Tot voor kort had ik mijn eigen huis, mijn eigen bed, een tv in de zithoek en één in de slaapkamer, waarvan ik voor beiden de afstandsbediening in handen had. Ik ging werken, koos wat ik wilde eten en ging trainen als ik daar zin in had. In de winter nam ik een kersenpitten kussen mee naar bed. Soms was er een probleem, bijvoorbeeld met een lekkende kraan en dan kwam de broer, gelukkig! Soms was er 's nachts een eng geluid, maar dan werd het licht en bleek het enge geluid maar een geluid.
Nu heb ik een half huis, de andere helft is van de vriend. Ik heb het gevoel alsof meer dan de helft van hem is. De vriend omarmt het huis meteen als het zijne, samen met zijn hond. De vriend tuiniert met de hond, drinkt pintjes met de buurman en maakt een werkruimte voor zichzelf in de kelder. Ondertussen sakker ik op het huis, te weinig plaats, of de hond, te veel werk.

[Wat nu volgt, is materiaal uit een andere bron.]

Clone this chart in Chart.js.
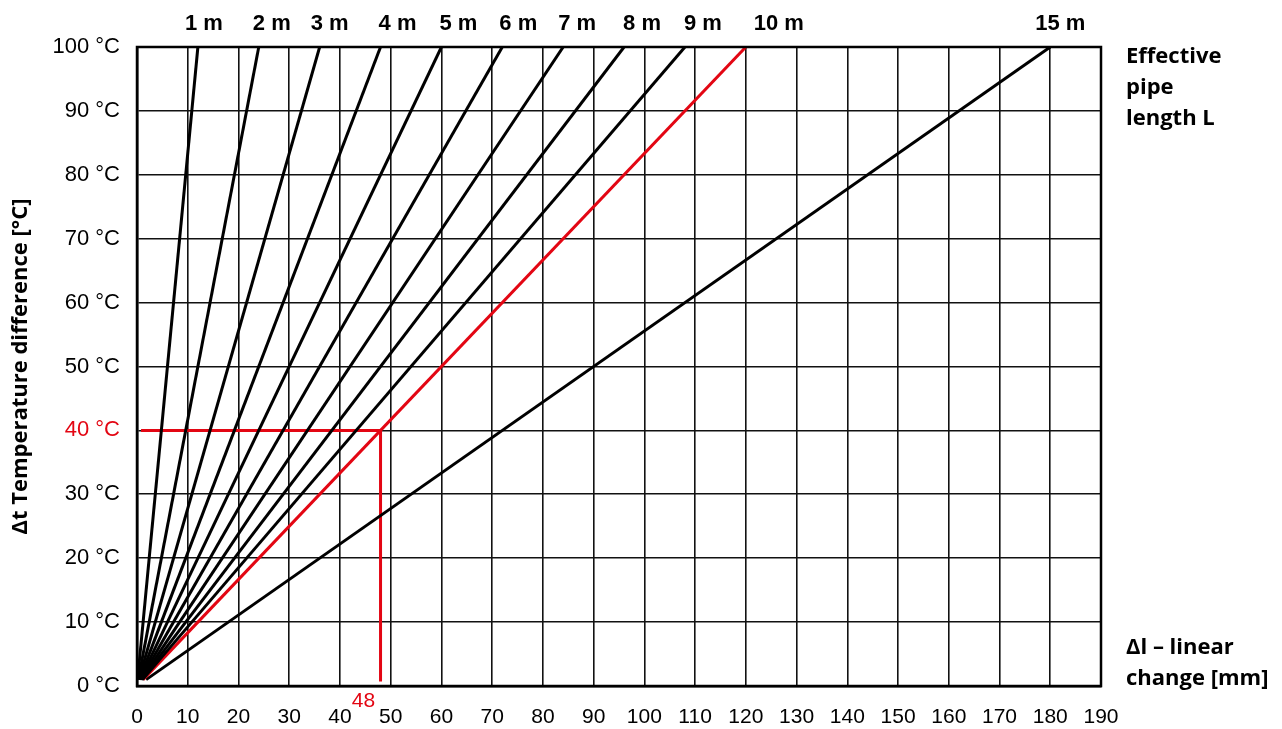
<!DOCTYPE html>
<html>
<head>
<meta charset="utf-8">
<script src="https://cdn.jsdelivr.net/npm/chart.js@4.4.1/dist/chart.umd.min.js"></script>
<style>
  html, body { margin: 0; padding: 0; background: #fff; }
  #wrap { width: 1282px; height: 729px; position: relative; }
</style>
</head>
<body>
<div id="wrap"><canvas id="chart"></canvas></div>
<script>
// effective pipe lengths and where each line meets the 1 °C and 100 °C rows (mm)
const pipeLengths = ['1 m', '2 m', '3 m', '4 m', '5 m', '6 m', '7 m', '8 m', '9 m', '10 m', '15 m'];
const changeAtTop = [12, 24, 36, 48, 60, 72, 84, 96, 108, 120, 180];
const changeAtStart = [0.12, 0.24, 0.36, 0.48, 0.6, 0.72, 0.84, 0.96, 1.08, 1.2, 1.8];
const dtTop = 100;
const dtStart = 1;
const highlighted = '10 m';

// worked example: 40 °C on 10 m -> 48 mm
const exampleDt = 40;
const exampleChange = 48;
const exampleFrom = [0.8, 0.7];   // start of horizontal guide (x), end of vertical guide (y)

const xTicks = [0, 10, 20, 30, 40, 50, 60, 70, 80, 90, 100, 110, 120, 130, 140, 150, 160, 170, 180, 190];
const yTicks = [0, 10, 20, 30, 40, 50, 60, 70, 80, 90, 100];

const RED = '#e30613';
const labelNudge = [6, 13, 10, 17, 17, 16, 14, 18, 18, 33, 10];

const datasets = pipeLengths.map((name, i) => ({
  label: name,
  data: [{ x: changeAtStart[i], y: dtStart }, { x: changeAtTop[i], y: dtTop }],
  borderColor: name === highlighted ? RED : '#000',
  borderWidth: 3,
  pointRadius: 0,
  fill: false
}));
datasets.push({
  label: 'example',
  data: [
    { x: exampleFrom[0], y: exampleDt },
    { x: exampleChange, y: exampleDt },
    { x: exampleChange, y: exampleFrom[1] }
  ],
  borderColor: RED,
  borderWidth: 3,
  pointRadius: 0,
  borderJoinStyle: 'miter',
  fill: false
});

const annotations = {
  id: 'annotations',
  afterDatasetsDraw(chart) {
    const ctx = chart.ctx;
    const x = chart.scales.x;
    const a = chart.chartArea;
    ctx.save();
    // frame
    ctx.strokeStyle = '#000';
    ctx.lineWidth = 2.5;
    ctx.strokeRect(a.left, a.top, a.right - a.left, a.bottom - a.top);

    // length labels over the top
    ctx.fillStyle = '#000';
    ctx.font = 'bold 22px "Liberation Sans", Arial, sans-serif';
    ctx.textAlign = 'center';
    ctx.textBaseline = 'alphabetic';
    pipeLengths.forEach((name, i) => {
      ctx.fillText(name, x.getPixelForValue(changeAtTop[i]) + labelNudge[i], 30);
    });

    // right hand captions
    ctx.textAlign = 'left';
    ctx.font = 'bold 22px "Open Sans", sans-serif';
    ['Effective', 'pipe', 'length L'].forEach((t, i) => ctx.fillText(t, a.right + 25, 63 + i * 31));
    ['\u0394l \u2013 linear', 'change [mm]'].forEach((t, i) => ctx.fillText(t, a.right + 25, 654 + i * 31));

    // example value under the axis
    ctx.fillStyle = RED;
    ctx.font = '21px "Liberation Sans", Arial, sans-serif';
    ctx.textAlign = 'center';
    ctx.fillText(String(exampleChange), x.getPixelForValue(exampleChange) - 17, 707);
    ctx.restore();
  }
};

new Chart(document.getElementById('chart'), {
  type: 'line',
  data: { datasets },
  options: {
    responsive: true,
    maintainAspectRatio: false,
    animation: false,
    layout: { padding: { left: 0, top: 47, right: 181, bottom: 0 } },
    plugins: { legend: { display: false }, tooltip: { enabled: false } },
    scales: {
      x: {
        type: 'linear',
        min: 0, max: 190,
        afterFit(scale) { scale.height = 43; },
        afterBuildTicks(scale) { scale.ticks = xTicks.map(v => ({ value: v })); },
        grid: { color: '#111', lineWidth: 1.6, drawTicks: false },
        border: { display: true, color: '#000', width: 2.5 },
        ticks: {
          padding: 19,
          maxRotation: 0,
          autoSkip: false,
          color: '#000',
          font: { family: '"Liberation Sans", Arial, sans-serif', size: 21 }
        }
      },
      y: {
        type: 'linear',
        min: 0, max: 100,
        afterFit(scale) { scale.width = 137; },
        afterBuildTicks(scale) { scale.ticks = yTicks.map(v => ({ value: v })); },
        grid: { color: '#111', lineWidth: 1.6, drawTicks: false },
        border: { display: true, color: '#000', width: 2.5 },
        title: {
          display: true,
          text: '\u0394t Temperature difference [\u00b0C]',
          color: '#000',
          padding: { top: 8, bottom: 0 },
          font: { family: '"Open Sans", sans-serif', size: 22, weight: 'bold' }
        },
        ticks: {
          padding: 17,
          autoSkip: false,
          color: c => c.tick.value === exampleDt ? RED : '#000',
          font: { family: '"Liberation Sans", Arial, sans-serif', size: 22 },
          callback: v => v + ' \u00b0C'
        }
      }
    }
  },
  plugins: [annotations]
});
</script>
</body>
</html>
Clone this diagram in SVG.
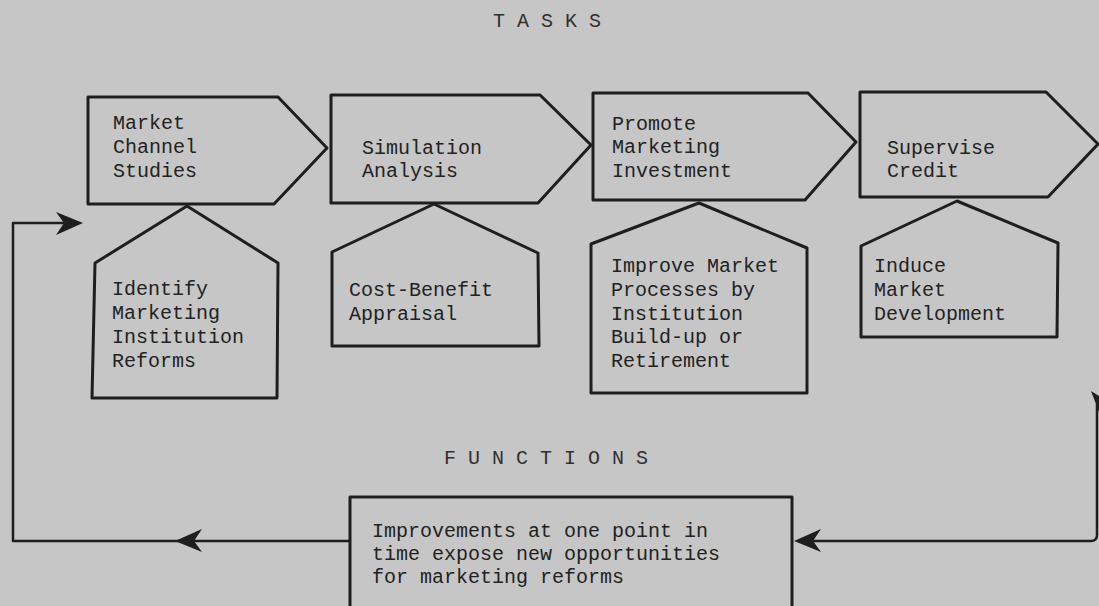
<svg xmlns="http://www.w3.org/2000/svg" width="1099" height="606" viewBox="0 0 1099 606">
<style>
.shape{fill:none;stroke:#1e1e1e;stroke-width:3;stroke-linejoin:round}
.line{fill:none;stroke:#1e1e1e;stroke-width:2.5;stroke-linejoin:round}
.t{font-family:"Liberation Mono","Courier New",monospace;font-size:20px;fill:#222}
.h{font-family:"Liberation Mono","Courier New",monospace;font-size:20px;fill:#303030}
</style>
<defs>
<path id="ah" d="M0,0 L-27,-11 L-19,0 L-27,12 Z" fill="#1e1e1e"/>
</defs>
<rect width="1099" height="606" fill="#c6c6c6"/>
<text class="h" x="493" y="27">T A S K S</text>
<text class="h" x="444" y="464">F U N C T I O N S</text>
<g id="task1">
<polygon class="shape" points="88,97 278,97 327,148 274,204 88,204"/>
<text class="t" x="113" y="129">Market</text>
<text class="t" x="113" y="153">Channel</text>
<text class="t" x="113" y="177">Studies</text>
</g>
<g id="task2">
<polygon class="shape" points="331,95 540,95 591,145 538,203 331,203"/>
<text class="t" x="362" y="154">Simulation</text>
<text class="t" x="362" y="177">Analysis</text>
</g>
<g id="task3">
<polygon class="shape" points="593,93 808,93 856,142 805,200 593,200"/>
<text class="t" x="612" y="130">Promote</text>
<text class="t" x="612" y="153">Marketing</text>
<text class="t" x="612" y="177">Investment</text>
</g>
<g id="task4">
<polygon class="shape" points="860,92 1046,92 1098,144 1048,197 860,197"/>
<text class="t" x="887" y="154">Supervise</text>
<text class="t" x="887" y="177">Credit</text>
</g>
<g id="func1">
<polygon class="shape" points="187,206 278,263 277,398 92,398 95,263"/>
<text class="t" x="112" y="295">Identify</text>
<text class="t" x="112" y="319">Marketing</text>
<text class="t" x="112" y="343">Institution</text>
<text class="t" x="112" y="367">Reforms</text>
</g>
<g id="func2">
<polygon class="shape" points="434,204 538,253 539,346 332,346 332,252"/>
<text class="t" x="349" y="296">Cost-Benefit</text>
<text class="t" x="349" y="320">Appraisal</text>
</g>
<g id="func3">
<polygon class="shape" points="699,203 807,248 807,393 591,393 591,244"/>
<text class="t" x="611" y="272">Improve Market</text>
<text class="t" x="611" y="296">Processes by</text>
<text class="t" x="611" y="320">Institution</text>
<text class="t" x="611" y="343">Build-up or</text>
<text class="t" x="611" y="367">Retirement</text>
</g>
<g id="func4">
<polygon class="shape" points="957,201 1058,243 1057,337 861,337 861,246"/>
<text class="t" x="874" y="272">Induce</text>
<text class="t" x="874" y="296">Market</text>
<text class="t" x="874" y="320">Development</text>
</g>
<g id="feedback">
<rect class="shape" x="350" y="497" width="442" height="115"/>
<text class="t" x="372" y="537">Improvements at one point in</text>
<text class="t" x="372" y="560">time expose new opportunities</text>
<text class="t" x="372" y="583">for marketing reforms</text>
</g>
<g id="connectors">
<path class="line" d="M350,541 H13 V223 H70"/>
<use href="#ah" transform="translate(83,223)"/>
<use href="#ah" transform="translate(175,541) rotate(180)"/>
<path class="line" d="M1097,404 V535 Q1097,541 1091,541 H800"/>
<path d="M1091,391 L1099,396 L1099,412 Z" fill="#1e1e1e"/>
<use href="#ah" transform="translate(794,541) rotate(180)"/>
</g>
</svg>
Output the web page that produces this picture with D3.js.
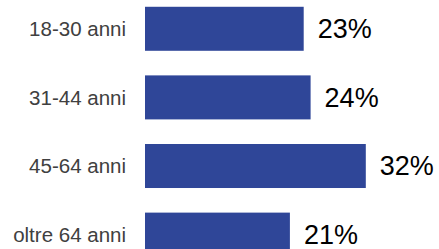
<!DOCTYPE html>
<html>
<head>
<meta charset="utf-8">
<script src="https://cdn.jsdelivr.net/npm/d3@7"></script>
<style>
    body { margin: 0; background: #fff; }
    svg { display: block; }
</style>
</head>
<body>
<div id="chart"></div>
<script>
// data
const categories = ["18-30 anni", "31-44 anni", "45-64 anni", "oltre 64 anni"];
const values = [23, 24, 32, 21];
const valueLabels = ["23%", "24%", "32%", "21%"];

const width = 439, height = 249;
const barLeft = 145;

const svg = d3.select("#chart")
    .append("svg")
    .attr("width", width)
    .attr("height", height);

// scales
const x = d3.scaleLinear()
    .domain([0, 40])
    .range([barLeft, barLeft + 276]);

const y = d3.scaleBand()
    .domain(categories)
    .range([-5.5, 268.9])
    .paddingInner(0.3586)
    .paddingOuter(0.179);

// bars
svg.selectAll(".bar")
    .data(values)
    .enter()
    .append("rect")
    .attr("class", "bar")
    .attr("x", x(0))
    .attr("y", (d, i) => y(categories[i]))
    .attr("width", d => x(d) - x(0))
    .attr("height", y.bandwidth())
    .attr("fill", "#2F4698");

// category labels
svg.selectAll(".cat_label")
    .data(categories)
    .enter()
    .append("text")
    .attr("class", "cat_label")
    .attr("x", barLeft - 19)
    .attr("y", d => y(d) + y.bandwidth() / 2)
    .attr("dy", "0.35em")
    .attr("text-anchor", "end")
    .attr("font-family", "Liberation Sans, Arial, sans-serif")
    .attr("font-size", "20.5px")
    .attr("fill", "#404040")
    .text(d => d);

// value labels
svg.selectAll(".val_label")
    .data(values)
    .enter()
    .append("text")
    .attr("class", "val_label")
    .attr("x", d => x(d) + 14)
    .attr("y", (d, i) => y(categories[i]) + y.bandwidth() / 2)
    .attr("dy", "0.35em")
    .attr("font-family", "Liberation Sans, Arial, sans-serif")
    .attr("font-size", "27px")
    .attr("fill", "#000")
    .text((d, i) => valueLabels[i]);
</script>
</body>
</html>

De vriend is een paar dagen weg. Even voelt het als voorheen. Behalve de hond dan. Ik eet maaltijdsalades en ik ga trainen. De hond loopt er sip bij. Hij vindt het maar niks zonder de vriend. Of is hij zijn bal gewoon kwijt? Ik zoek de hele tuin af in het schemerdonker en daar ligt de rotbal. Ik ben meer opgelucht dan de hond. We appen foto's van ons drie door. Hond, ik en de bal.